Given the volume of crimes which remain as yet unpunished, any initial moves towards justice run the risk of being seen to be selective and doomed to failure. That was a criticism that was often levelled at the two ad hoc tribunals, but it will lose a great deal of its force with the International Criminal Court. This will in effect mark the year zero of international justice, because its jurisdiction is only over crimes yet to be committed, leaving us the task of dealing with the bitterness resulting from impunity for crimes of the past.

The presence of an International Criminal Court will certainly not prevent crimes from being committed in future conflicts. Justice is not peace. It is merely an attempt to affirm once again the permanence of the rules and to punish those who break them. The job to be undertaken looks like one of those impossible tasks along the lines of emptying the ocean with a spoon. But man has always overcome huge obstacles when survival and self-interest were at stake. The International Criminal Court has been established at The Hague, in the Netherlands. Let us hope that, taking its cue from its host country, the court will know how to build new dykes for the future, able to protect man from mass crimes.

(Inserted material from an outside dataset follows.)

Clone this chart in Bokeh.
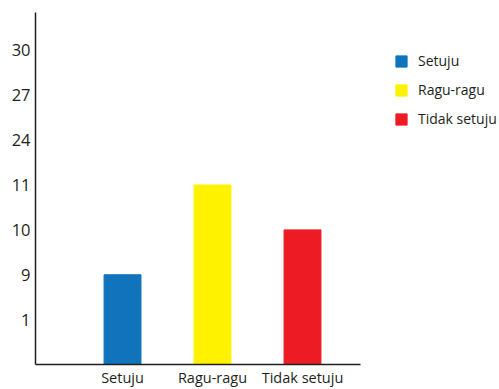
from bokeh.plotting import figure
from bokeh.models import ColumnDataSource, Legend, LegendItem, FixedTicker, Range1d
from bokeh.embed import file_html
from bokeh.resources import INLINE

categories = ["Setuju", "Ragu-ragu", "Tidak setuju"]
values = [9, 11, 10]
y_tick_labels = ["1", "9", "10", "11", "24", "27", "30"]
colors = ["#1273bd", "#fff200", "#ed1c24"]

# The chart's y-axis is an ordinal scale: each label occupies one equal step
y_steps = [str(v) for v in y_tick_labels]
bar_x = list(range(1, len(categories) + 1))
bar_top = [y_steps.index(str(v)) + 1 for v in values]

src = ColumnDataSource(dict(x=bar_x, top=bar_top, color=colors, cat=categories))

FONT = "Open Sans"
p = figure(width=499, height=389, output_backend="svg", toolbar_location=None,
           x_range=Range1d(0.033, 5.189), y_range=Range1d(0, 353 / 45),
           min_border_left=35, min_border_top=12, min_border_right=0,
           min_border_bottom=0)
p.outline_line_color = None
p.xgrid.grid_line_color = None
p.ygrid.grid_line_color = None

r = p.vbar(x="x", top="top", bottom=0, width=0.41, color="color", source=src)

for ax in (p.xaxis[0], p.yaxis[0]):
    ax.axis_line_color = "#231f20"
    ax.axis_line_width = 1.5
    ax.major_tick_line_color = None
    ax.minor_tick_line_color = None
    ax.major_tick_out = 0
    ax.major_tick_in = 0
    ax.minor_tick_out = 0
    ax.minor_tick_in = 0
    ax.major_label_text_font = FONT
    ax.major_label_text_color = "#231f20"

p.xaxis.bounds = (0.0, 3.644)
p.xaxis.ticker = FixedTicker(ticks=bar_x)
p.xaxis.major_label_overrides = {x: c for x, c in zip(bar_x, categories)}
p.xaxis.major_label_text_font_size = "14.5px"
p.xaxis.major_label_standoff = 3

yt = list(range(1, len(y_tick_labels) + 1))
p.yaxis.ticker = FixedTicker(ticks=yt)
p.yaxis.major_label_overrides = {t: l for t, l in zip(yt, y_tick_labels)}
p.yaxis.major_label_text_font_size = "16.5px"
p.yaxis.major_label_text_align = "center"
p.yaxis.major_label_standoff = 5

items = []
for i, c in enumerate(categories):
    items.append(LegendItem(label=c, renderers=[r], index=i))
legend = Legend(items=items, location=(359, 236), border_line_color=None,
                background_fill_alpha=0, glyph_width=14, glyph_height=14,
                label_height=14, spacing=10, label_standoff=10,
                label_text_font=FONT, label_text_font_size="14px",
                label_text_color="#231f20", padding=0, margin=0)
p.add_layout(legend, "center")

open("out.html", "w").write(file_html(p, INLINE))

The practical operation of the court, as that of the ad hoc tribunals, will come up against formidable obstacles. To overcome them, journalists and citizens will need to learn to identify and recognise war crimes in order that they might at last be punished rather than overlooked. It is because there seems to be some change in the way that international society operates, leaving a little room for the operation of justice, that a group of journalists – the majority of whom are war correspondents – have come together to write this book. They have been witnesses to these kinds of crimes for years, without any hope of ever seeing them punished. By writing this book and getting it to you they hope that you too will come to be associated with the understanding of the great effort that still needs to be made to understand and put a dyke around the most serious crimes to confront mankind.